(Entries with chart source code)
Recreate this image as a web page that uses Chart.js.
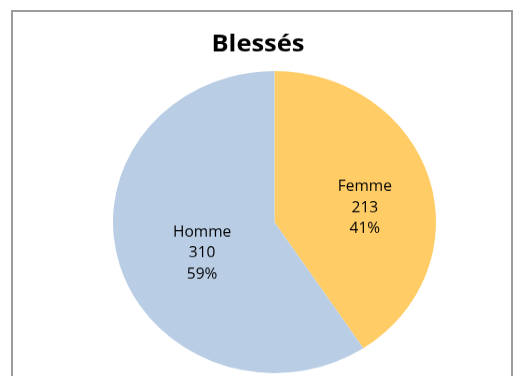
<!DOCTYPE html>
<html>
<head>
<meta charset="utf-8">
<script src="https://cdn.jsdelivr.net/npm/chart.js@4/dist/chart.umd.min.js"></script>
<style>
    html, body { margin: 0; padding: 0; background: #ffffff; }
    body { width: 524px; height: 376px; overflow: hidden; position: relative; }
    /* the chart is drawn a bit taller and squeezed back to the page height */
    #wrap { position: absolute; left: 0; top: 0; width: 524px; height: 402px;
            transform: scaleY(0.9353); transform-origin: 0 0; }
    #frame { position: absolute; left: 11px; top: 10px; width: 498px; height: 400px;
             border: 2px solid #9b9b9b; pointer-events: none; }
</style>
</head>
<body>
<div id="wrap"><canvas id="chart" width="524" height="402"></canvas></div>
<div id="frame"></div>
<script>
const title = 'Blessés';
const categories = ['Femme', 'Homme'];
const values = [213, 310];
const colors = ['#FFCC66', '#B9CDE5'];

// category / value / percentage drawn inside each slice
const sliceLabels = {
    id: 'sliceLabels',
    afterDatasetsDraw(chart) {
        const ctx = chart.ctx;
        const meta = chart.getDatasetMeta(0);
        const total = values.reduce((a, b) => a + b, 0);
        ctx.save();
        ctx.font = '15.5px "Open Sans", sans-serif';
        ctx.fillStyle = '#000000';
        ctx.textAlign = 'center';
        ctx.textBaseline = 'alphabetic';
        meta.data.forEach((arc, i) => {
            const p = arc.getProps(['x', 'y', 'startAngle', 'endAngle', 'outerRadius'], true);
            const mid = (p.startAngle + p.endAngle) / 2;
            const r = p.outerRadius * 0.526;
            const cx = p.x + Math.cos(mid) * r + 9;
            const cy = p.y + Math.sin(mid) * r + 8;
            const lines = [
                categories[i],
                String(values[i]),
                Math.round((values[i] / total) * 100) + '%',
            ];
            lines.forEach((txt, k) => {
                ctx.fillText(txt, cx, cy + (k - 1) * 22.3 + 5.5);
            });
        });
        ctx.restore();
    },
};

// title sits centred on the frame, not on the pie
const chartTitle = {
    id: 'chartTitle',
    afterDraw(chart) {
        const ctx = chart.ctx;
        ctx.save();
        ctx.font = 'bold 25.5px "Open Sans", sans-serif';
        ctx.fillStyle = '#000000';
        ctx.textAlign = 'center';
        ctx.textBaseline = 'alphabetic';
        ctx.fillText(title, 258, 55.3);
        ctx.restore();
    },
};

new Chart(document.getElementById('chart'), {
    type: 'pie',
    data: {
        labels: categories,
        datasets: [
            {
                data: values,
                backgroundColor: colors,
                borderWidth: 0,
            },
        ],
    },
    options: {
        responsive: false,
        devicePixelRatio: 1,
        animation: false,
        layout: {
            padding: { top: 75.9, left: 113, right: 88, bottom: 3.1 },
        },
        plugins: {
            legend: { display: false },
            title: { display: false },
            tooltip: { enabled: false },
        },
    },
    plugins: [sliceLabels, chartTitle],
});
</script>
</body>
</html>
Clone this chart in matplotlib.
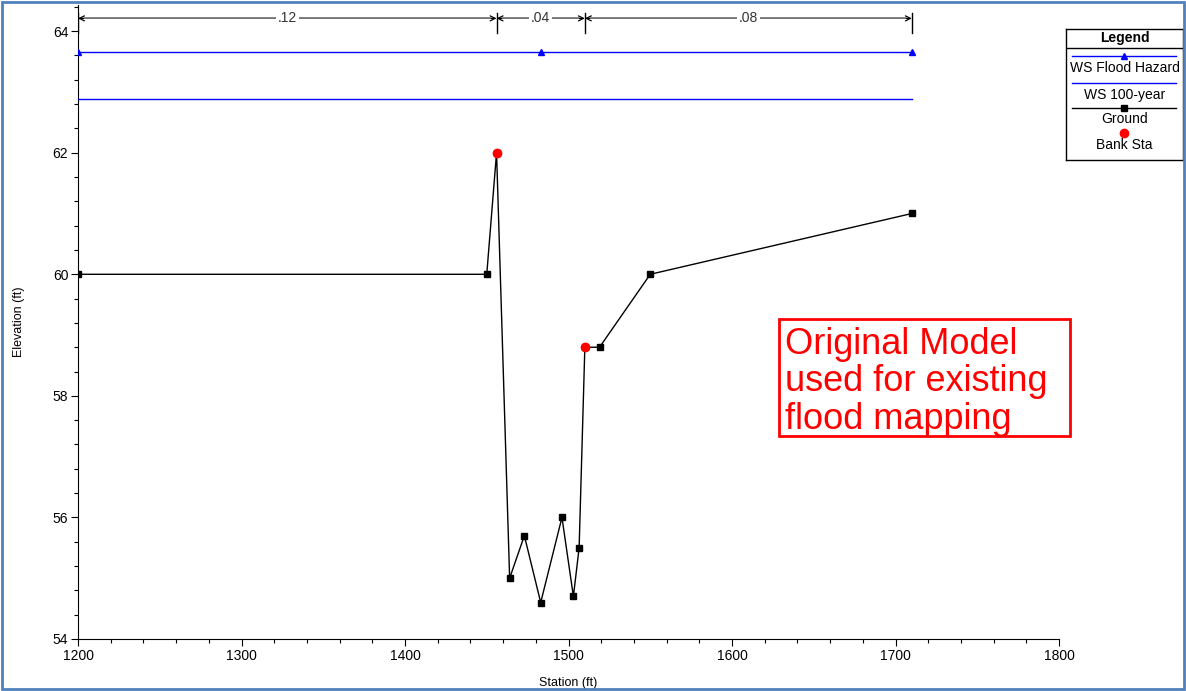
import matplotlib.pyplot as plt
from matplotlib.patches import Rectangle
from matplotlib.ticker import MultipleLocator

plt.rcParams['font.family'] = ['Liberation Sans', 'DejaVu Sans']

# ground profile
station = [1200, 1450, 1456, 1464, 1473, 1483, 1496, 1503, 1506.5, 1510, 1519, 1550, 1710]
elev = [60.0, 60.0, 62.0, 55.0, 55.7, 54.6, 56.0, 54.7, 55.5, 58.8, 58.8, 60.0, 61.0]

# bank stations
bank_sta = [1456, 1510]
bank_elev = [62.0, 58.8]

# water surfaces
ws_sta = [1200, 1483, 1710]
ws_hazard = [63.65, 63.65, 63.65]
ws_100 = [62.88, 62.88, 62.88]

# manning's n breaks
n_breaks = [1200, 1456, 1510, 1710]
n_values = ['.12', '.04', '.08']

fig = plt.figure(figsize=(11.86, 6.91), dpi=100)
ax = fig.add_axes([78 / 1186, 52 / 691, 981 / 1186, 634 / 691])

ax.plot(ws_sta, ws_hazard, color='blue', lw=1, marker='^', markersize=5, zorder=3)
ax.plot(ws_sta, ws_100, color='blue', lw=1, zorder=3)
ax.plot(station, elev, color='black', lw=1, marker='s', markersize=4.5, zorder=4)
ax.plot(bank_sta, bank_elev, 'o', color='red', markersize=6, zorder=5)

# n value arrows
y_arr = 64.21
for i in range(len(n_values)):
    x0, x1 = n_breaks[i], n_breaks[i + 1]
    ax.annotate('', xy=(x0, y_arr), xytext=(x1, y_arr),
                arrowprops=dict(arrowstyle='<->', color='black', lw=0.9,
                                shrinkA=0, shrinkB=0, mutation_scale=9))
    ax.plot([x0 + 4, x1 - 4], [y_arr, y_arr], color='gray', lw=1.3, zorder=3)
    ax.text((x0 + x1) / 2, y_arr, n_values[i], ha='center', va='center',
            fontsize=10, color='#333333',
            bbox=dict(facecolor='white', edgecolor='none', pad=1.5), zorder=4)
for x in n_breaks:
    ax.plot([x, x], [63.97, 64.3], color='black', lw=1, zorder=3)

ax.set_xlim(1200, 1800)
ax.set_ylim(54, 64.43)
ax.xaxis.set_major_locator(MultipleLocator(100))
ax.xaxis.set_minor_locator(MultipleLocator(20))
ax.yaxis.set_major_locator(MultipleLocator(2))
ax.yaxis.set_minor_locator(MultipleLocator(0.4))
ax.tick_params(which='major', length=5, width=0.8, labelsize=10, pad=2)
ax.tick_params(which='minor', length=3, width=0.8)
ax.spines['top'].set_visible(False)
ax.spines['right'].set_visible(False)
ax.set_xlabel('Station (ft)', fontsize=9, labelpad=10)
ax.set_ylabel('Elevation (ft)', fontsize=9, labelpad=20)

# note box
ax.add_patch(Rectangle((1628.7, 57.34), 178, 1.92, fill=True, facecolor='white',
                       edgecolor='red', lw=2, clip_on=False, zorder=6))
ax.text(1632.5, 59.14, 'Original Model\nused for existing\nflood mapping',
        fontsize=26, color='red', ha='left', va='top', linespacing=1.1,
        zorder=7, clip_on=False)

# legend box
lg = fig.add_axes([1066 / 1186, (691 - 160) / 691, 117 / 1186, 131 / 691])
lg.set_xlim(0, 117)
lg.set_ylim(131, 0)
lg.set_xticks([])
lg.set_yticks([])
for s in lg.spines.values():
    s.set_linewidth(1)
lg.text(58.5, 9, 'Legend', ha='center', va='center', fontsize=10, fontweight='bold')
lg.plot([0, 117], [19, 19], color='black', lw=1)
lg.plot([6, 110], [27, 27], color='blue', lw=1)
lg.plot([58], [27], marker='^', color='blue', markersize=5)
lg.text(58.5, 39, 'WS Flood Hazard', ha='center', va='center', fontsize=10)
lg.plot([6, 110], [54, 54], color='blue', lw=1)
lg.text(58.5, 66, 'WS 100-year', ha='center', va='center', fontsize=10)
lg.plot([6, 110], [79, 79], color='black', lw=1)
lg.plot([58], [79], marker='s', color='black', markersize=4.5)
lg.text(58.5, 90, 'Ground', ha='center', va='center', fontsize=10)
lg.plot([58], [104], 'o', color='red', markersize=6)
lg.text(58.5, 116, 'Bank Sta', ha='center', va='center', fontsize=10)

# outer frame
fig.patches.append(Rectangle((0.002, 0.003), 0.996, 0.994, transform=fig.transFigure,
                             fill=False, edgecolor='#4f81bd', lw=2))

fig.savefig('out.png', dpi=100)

▶ _WHAT IS NEEDED_: Copy out each line exactly, without the pictures.

▶ _TASK OUTPUT_:
Recreate this image as a web page that uses Chart.js.
<!DOCTYPE html>
<html>
<head>
<meta charset="utf-8">
<script src="https://cdn.jsdelivr.net/npm/chart.js@4/dist/chart.umd.min.js"></script>
<style>
    html, body { margin: 0; padding: 0; background: #ffffff; }
    body { width: 524px; height: 376px; overflow: hidden; position: relative; }
    /* the chart is drawn a bit taller and squeezed back to the page height */
    #wrap { position: absolute; left: 0; top: 0; width: 524px; height: 402px;
            transform: scaleY(0.9353); transform-origin: 0 0; }
    #frame { position: absolute; left: 11px; top: 10px; width: 498px; height: 400px;
             border: 2px solid #9b9b9b; pointer-events: none; }
</style>
</head>
<body>
<div id="wrap"><canvas id="chart" width="524" height="402"></canvas></div>
<div id="frame"></div>
<script>
const title = 'Blessés';
const categories = ['Femme', 'Homme'];
const values = [213, 310];
const colors = ['#FFCC66', '#B9CDE5'];

// category / value / percentage drawn inside each slice
const sliceLabels = {
    id: 'sliceLabels',
    afterDatasetsDraw(chart) {
        const ctx = chart.ctx;
        const meta = chart.getDatasetMeta(0);
        const total = values.reduce((a, b) => a + b, 0);
        ctx.save();
        ctx.font = '15.5px "Open Sans", sans-serif';
        ctx.fillStyle = '#000000';
        ctx.textAlign = 'center';
        ctx.textBaseline = 'alphabetic';
        meta.data.forEach((arc, i) => {
            const p = arc.getProps(['x', 'y', 'startAngle', 'endAngle', 'outerRadius'], true);
            const mid = (p.startAngle + p.endAngle) / 2;
            const r = p.outerRadius * 0.526;
            const cx = p.x + Math.cos(mid) * r + 9;
            const cy = p.y + Math.sin(mid) * r + 8;
            const lines = [
                categories[i],
                String(values[i]),
                Math.round((values[i] / total) * 100) + '%',
            ];
            lines.forEach((txt, k) => {
                ctx.fillText(txt, cx, cy + (k - 1) * 22.3 + 5.5);
            });
        });
        ctx.restore();
    },
};

// title sits centred on the frame, not on the pie
const chartTitle = {
    id: 'chartTitle',
    afterDraw(chart) {
        const ctx = chart.ctx;
        ctx.save();
        ctx.font = 'bold 25.5px "Open Sans", sans-serif';
        ctx.fillStyle = '#000000';
        ctx.textAlign = 'center';
        ctx.textBaseline = 'alphabetic';
        ctx.fillText(title, 258, 55.3);
        ctx.restore();
    },
};

new Chart(document.getElementById('chart'), {
    type: 'pie',
    data: {
        labels: categories,
        datasets: [
            {
                data: values,
                backgroundColor: colors,
                borderWidth: 0,
            },
        ],
    },
    options: {
        responsive: false,
        devicePixelRatio: 1,
        animation: false,
        layout: {
            padding: { top: 75.9, left: 113, right: 88, bottom: 3.1 },
        },
        plugins: {
            legend: { display: false },
            title: { display: false },
            tooltip: { enabled: false },
        },
    },
    plugins: [sliceLabels, chartTitle],
});
</script>
</body>
</html>
Clone this chart in matplotlib.
import matplotlib.pyplot as plt
from matplotlib.patches import Rectangle
from matplotlib.ticker import MultipleLocator

plt.rcParams['font.family'] = ['Liberation Sans', 'DejaVu Sans']

# ground profile
station = [1200, 1450, 1456, 1464, 1473, 1483, 1496, 1503, 1506.5, 1510, 1519, 1550, 1710]
elev = [60.0, 60.0, 62.0, 55.0, 55.7, 54.6, 56.0, 54.7, 55.5, 58.8, 58.8, 60.0, 61.0]

# bank stations
bank_sta = [1456, 1510]
bank_elev = [62.0, 58.8]

# water surfaces
ws_sta = [1200, 1483, 1710]
ws_hazard = [63.65, 63.65, 63.65]
ws_100 = [62.88, 62.88, 62.88]

# manning's n breaks
n_breaks = [1200, 1456, 1510, 1710]
n_values = ['.12', '.04', '.08']

fig = plt.figure(figsize=(11.86, 6.91), dpi=100)
ax = fig.add_axes([78 / 1186, 52 / 691, 981 / 1186, 634 / 691])

ax.plot(ws_sta, ws_hazard, color='blue', lw=1, marker='^', markersize=5, zorder=3)
ax.plot(ws_sta, ws_100, color='blue', lw=1, zorder=3)
ax.plot(station, elev, color='black', lw=1, marker='s', markersize=4.5, zorder=4)
ax.plot(bank_sta, bank_elev, 'o', color='red', markersize=6, zorder=5)

# n value arrows
y_arr = 64.21
for i in range(len(n_values)):
    x0, x1 = n_breaks[i], n_breaks[i + 1]
    ax.annotate('', xy=(x0, y_arr), xytext=(x1, y_arr),
                arrowprops=dict(arrowstyle='<->', color='black', lw=0.9,
                                shrinkA=0, shrinkB=0, mutation_scale=9))
    ax.plot([x0 + 4, x1 - 4], [y_arr, y_arr], color='gray', lw=1.3, zorder=3)
    ax.text((x0 + x1) / 2, y_arr, n_values[i], ha='center', va='center',
            fontsize=10, color='#333333',
            bbox=dict(facecolor='white', edgecolor='none', pad=1.5), zorder=4)
for x in n_breaks:
    ax.plot([x, x], [63.97, 64.3], color='black', lw=1, zorder=3)

ax.set_xlim(1200, 1800)
ax.set_ylim(54, 64.43)
ax.xaxis.set_major_locator(MultipleLocator(100))
ax.xaxis.set_minor_locator(MultipleLocator(20))
ax.yaxis.set_major_locator(MultipleLocator(2))
ax.yaxis.set_minor_locator(MultipleLocator(0.4))
ax.tick_params(which='major', length=5, width=0.8, labelsize=10, pad=2)
ax.tick_params(which='minor', length=3, width=0.8)
ax.spines['top'].set_visible(False)
ax.spines['right'].set_visible(False)
ax.set_xlabel('Station (ft)', fontsize=9, labelpad=10)
ax.set_ylabel('Elevation (ft)', fontsize=9, labelpad=20)

# note box
ax.add_patch(Rectangle((1628.7, 57.34), 178, 1.92, fill=True, facecolor='white',
                       edgecolor='red', lw=2, clip_on=False, zorder=6))
ax.text(1632.5, 59.14, 'Original Model\nused for existing\nflood mapping',
        fontsize=26, color='red', ha='left', va='top', linespacing=1.1,
        zorder=7, clip_on=False)

# legend box
lg = fig.add_axes([1066 / 1186, (691 - 160) / 691, 117 / 1186, 131 / 691])
lg.set_xlim(0, 117)
lg.set_ylim(131, 0)
lg.set_xticks([])
lg.set_yticks([])
for s in lg.spines.values():
    s.set_linewidth(1)
lg.text(58.5, 9, 'Legend', ha='center', va='center', fontsize=10, fontweight='bold')
lg.plot([0, 117], [19, 19], color='black', lw=1)
lg.plot([6, 110], [27, 27], color='blue', lw=1)
lg.plot([58], [27], marker='^', color='blue', markersize=5)
lg.text(58.5, 39, 'WS Flood Hazard', ha='center', va='center', fontsize=10)
lg.plot([6, 110], [54, 54], color='blue', lw=1)
lg.text(58.5, 66, 'WS 100-year', ha='center', va='center', fontsize=10)
lg.plot([6, 110], [79, 79], color='black', lw=1)
lg.plot([58], [79], marker='s', color='black', markersize=4.5)
lg.text(58.5, 90, 'Ground', ha='center', va='center', fontsize=10)
lg.plot([58], [104], 'o', color='red', markersize=6)
lg.text(58.5, 116, 'Bank Sta', ha='center', va='center', fontsize=10)

# outer frame
fig.patches.append(Rectangle((0.002, 0.003), 0.996, 0.994, transform=fig.transFigure,
                             fill=False, edgecolor='#4f81bd', lw=2))

fig.savefig('out.png', dpi=100)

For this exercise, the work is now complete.